Depuis novembre, le nouveau vaisseau de la SCOP Le Navire vogue sur les flots de la cinéphilie ardéchoise. Retour avec le gérant Christophe Maffi sur l’aventure du cinéma d’Aubenas, qui regroupe désormais ses 6 salles sous le même toit… et bien plus !
Il y a 33 ans, sous l’impulsion de Jacques Daumas et Jean Haffner, naissait Le Navire, avec pour ambition d’implanter de l’Art & Essai dans la petite ville d’Ardèche du Sud. « C’était un projet inscrit dans la volonté des néo-ruraux, qui importaient leurs habitudes citadines et leur envie de culture avec eux, et l’un des premiers projets soutenus par l’ADRC, qui à l’époque venait juste d’être créée », rappelle Christophe Maffi. Les deux salles art et essai d’Aubenas ouvrent donc, en novembre 1984, avec une ligne éditoriale complètement novatrice pour une ville de province de 12 000 habitants (20 000 avec le bassin), face au Palace, le cinéma commercial historique de 4 salles généralistes.
Au fil du réseau
Les années suivantes, la flotte du Navire ne cesse de se développer dans la région Auvergne-Rhône-Alpes : une première salle en délégation de service public à Saint-Paul-Trois-Châteaux (qu’ils garderont 20 ans), Le Navire de Valence (racheté à Utopia), L’Eden à Crest et Le Cinéma à Pierrelatte (exploité en DSP depuis 2003). Pendant ce temps, au passage à l’an 2000, le réseau relève le défi du rachat du Palace d’Aubenas. Christophe Maffi, salarié de la société à l’époque, se souvient : « Pour nous ce rachat était comme une consécration, une vraie victoire, à contre-courant des marqueurs habituels : c’était le petit cinéma qui rachetait le gros ! »
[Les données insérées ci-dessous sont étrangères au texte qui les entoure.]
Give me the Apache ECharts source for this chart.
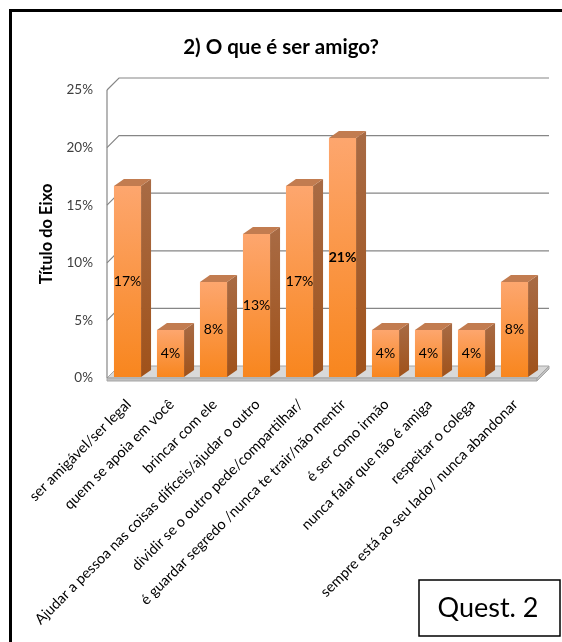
<!DOCTYPE html>
<html><head><meta charset="utf-8">
<script src="https://cdn.jsdelivr.net/npm/echarts@6/dist/echarts.min.js"></script>
<style>html,body{margin:0;padding:0;background:#fff}#c{width:562px;height:642px}</style>
</head><body><div id="c"></div>
<script>
var categories = [
  'ser amigável/ser legal',
  'quem se apoia em você',
  'brincar com ele',
  'Ajudar a pessoa nas coisas difíceis/ajudar o outro',
  'dividir se o outro pede/compartilhar/',
  'é guardar segredo /nunca te trair/não mentir',
  'é ser como irmão',
  'nunca falar que não é amiga',
  'respeitar o colega',
  'sempre está ao seu lado/ nunca abandonar'
];
var values = [0.1667, 0.0417, 0.0833, 0.125, 0.1667, 0.2083, 0.0417, 0.0417, 0.0417, 0.0833];
var yTicks = [0, 0.05, 0.10, 0.15, 0.20, 0.25];

var FONT = 'Lato, "Open Sans", sans-serif';
var DX = 12, DY = 12;      // wall depth
var BDX = 10, BDY = 7;     // bar depth
var maxVal = Math.max.apply(null, values);

var chart = echarts.init(document.getElementById('c'), null, {renderer: 'canvas'});

function pct(v) { return Math.round(v * 100) + '%'; }

var option = {
  animation: false,
  title: {
    text: '2) O que é ser amigo?', left: 'center', top: 32,
    textStyle: {fontFamily: FONT, fontWeight: 'bold', fontSize: 20.5, color: '#000'}
  },
  grid: {left: 107, right: 25, top: 90, bottom: 264},
  xAxis: {
    type: 'category', data: categories,
    axisLine: {show: false}, axisTick: {show: false},
    axisLabel: {rotate: 45, interval: 0, margin: 24, fontFamily: FONT, fontSize: 14.5, color: '#000'}
  },
  yAxis: {
    type: 'value', min: 0, max: 0.25, interval: 0.05,
    name: 'Título do Eixo', nameLocation: 'middle', nameGap: 51, nameRotate: 90,
    nameTextStyle: {fontFamily: FONT, fontWeight: 'bold', fontSize: 16.5, color: '#000'},
    axisLine: {show: false}, axisTick: {show: false}, splitLine: {show: false},
    axisLabel: {formatter: function (v) { return Math.round(v * 100) + '%'; }, margin: 14,
      fontFamily: FONT, fontSize: 13.5, color: '#404040'}
  },
  graphic: [
    {type: 'rect', shape: {x: 10.5, y: 10.5, width: 700, height: 700}, style: {fill: 'none', stroke: '#000', lineWidth: 3}, z: 100},
    {type: 'rect', shape: {x: 419, y: 580, width: 141, height: 56}, style: {fill: '#fff', stroke: '#000', lineWidth: 1.5}, z: 100},
    {type: 'text', x: 488, y: 608, style: {text: 'Quest. 2', fontFamily: FONT, fontSize: 27, fill: '#000', align: 'center', verticalAlign: 'middle'}, z: 101}
  ],
  series: [
    {
      // back wall, left wall and floor
      type: 'custom', z: 1, silent: true,
      data: yTicks.map(function (t) { return [0, t]; }),
      renderItem: function (params, api) {
        var cs = params.coordSys;
        var y = api.coord([0, api.value(1)])[1];
        var x0 = cs.x, x1 = cs.x + cs.width;
        var children = [];
        if (api.value(1) === 0) {
          children.push({type: 'polygon', shape: {points: [[x0, y], [x1, y], [x1 + DX, y - DY], [x0 + DX, y - DY]]},
            style: {fill: '#D9D9D9', stroke: '#A6A6A6', lineWidth: 1}});
          children.push({type: 'rect', shape: {x: x0, y: y, width: cs.width, height: 3},
            style: {fill: '#BFBFBF', stroke: '#A6A6A6', lineWidth: 1}});
          children.push({type: 'polygon', shape: {points: [[x1, y], [x1 + DX, y - DY], [x1 + DX, y - DY + 3], [x1, y + 3]]},
            style: {fill: '#BFBFBF', stroke: '#A6A6A6', lineWidth: 1}});
          var yTop = api.coord([0, 0.25])[1];
          children.push({type: 'line', shape: {x1: x0, y1: yTop, x2: x0, y2: y}, style: {stroke: '#868686', lineWidth: 1.2}});
        } else {
          children.push({type: 'polyline', shape: {points: [[x0, y], [x0 + DX, y - DY], [x1 + DX, y - DY]]},
            style: {fill: 'none', stroke: '#868686', lineWidth: 1.2}});
        }
        return {type: 'group', children: children};
      }
    },
    {
      type: 'custom', z: 5,
      data: values.map(function (v, i) { return [i, v]; }),
      renderItem: function (params, api) {
        var i = api.value(0), v = api.value(1);
        var top = api.coord([i, v]);
        var base = api.coord([i, 0]);
        var w = api.size([1, 0])[0] * 0.63;
        var x = top[0] - w / 2 - 1;
        var yT = top[1], yB = base[1] - 1;
        return {
          type: 'group',
          children: [
            {type: 'polygon', shape: {points: [[x + w, yT], [x + w + BDX, yT - BDY], [x + w + BDX, yB - BDY], [x + w, yB]]},
              style: {fill: new echarts.graphic.LinearGradient(0, 0, 0, 1, [{offset: 0, color: '#A86B45'}, {offset: 1, color: '#A0521A'}])}},
            {type: 'polygon', shape: {points: [[x, yT], [x + BDX, yT - BDY], [x + w + BDX, yT - BDY], [x + w, yT]]},
              style: {fill: '#C27C50'}},
            {type: 'rect', shape: {x: x, y: yT, width: w, height: yB - yT},
              style: {fill: new echarts.graphic.LinearGradient(0, 0, 0, 1, [{offset: 0, color: '#FDA66E'}, {offset: 1, color: '#F8861E'}])}},
            {type: 'text', x: x + w / 2, y: (yT + yB) / 2,
              style: {text: pct(v), fontFamily: FONT, fontSize: 14, fontWeight: v === maxVal ? 'bold' : 'normal',
                fill: '#000', align: 'center', verticalAlign: 'middle'}}
          ]
        };
      }
    }
  ]
};
chart.setOption(option);
</script>
</body></html>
Autre marqueur fort de l’histoire du Navire : la transformation en 2006 de la SARL en SCOP*, sous l’impulsion des anciens gérants, pour qu’au moment du passage de main, la société reste entre celles de ses salariés. « Ils ne vendaient pas leurs parts aux plus offrants, mais aux associés de la coopérative. » Depuis, en plus de ses activités “salles”, la société coopérative a aussi développé une branche de prestation itinérante, avec, lors des pics estivaux, trois équipes qui tournent pour assurer une centaine de projections, de Cannes à Lyon. Il y a une huitaine d’années, face à l’impossibilité d’effectuer les aménagements d’accessibilité requis au Navire d’Aubenas, la SCOP décide de transformer la contrainte en opportunité pour lancer un nouveau projet de cinéma. « Or, nous n’avions aucune idée de l’endroit où nous allions pouvoir le réaliser, et n’étant pas en capacité financière d’acheter un terrain en centre-ville, nous pensions être condamnés à la périphérie. » C’est alors que la Mairie d’Aubenas, sollicitée par le Navire, propose d’utiliser le terrain d’un ancien garage qu’elle venait d’acquérir. « La parcelle a été mise à notre disposition sous forme d’un bail emphytéotique, avec une condition : réaliser un parking avec le cinéma. »
Des roues dans les idées
Le Navire qui occupe la totalité des 3 000 m² du terrain alloué par la Ville, peut s’enorgueillir d’être le premier cinéma de France accueillant un parking sur son toit. Soit 80 places payantes, mises à disposition de la commune, avec bien entendu un tarif privilégié pour les spectateurs. En ce qui concerne l’aménagement intérieur, l’idée de créer 7 salles – comme le numéro du département – est rapidement abandonnée : « Cette 7e salle se serait faite au détriment du confort (rangs plus serrés, écrans plus petits pour gagner un peu d’espace). Nous avons choisi de rester sur 6, comme dans la configuration actuelle entre les 4 salles du Palace et les 2 de l’ancien Navire, mais nous gagnons en capacité d’accueil (passant d’un total de 700 à 900 fauteuils) et en taille d’écran (15 mètres de base pour celui de la grande salle de 300 places, son Atmos, espace de 1m20 entre les rangées). » L’ensemble des travaux a été financé à travers un “montage classique” constitué de fonds propres et d’un emprunt important (sur 20 ans !), complété par les financements du CNC, de la Région Auvergne-Rhône-Alpes et de la ville d’Aubenas.
En matière de programmation, le nouveau site va permettre de mixer celle, grand public du Palace et l’art et essai de l’ancien Navire. Le “nouveau” Navire table sur une fréquentation entre 150 et 160 000 entrées annuelles.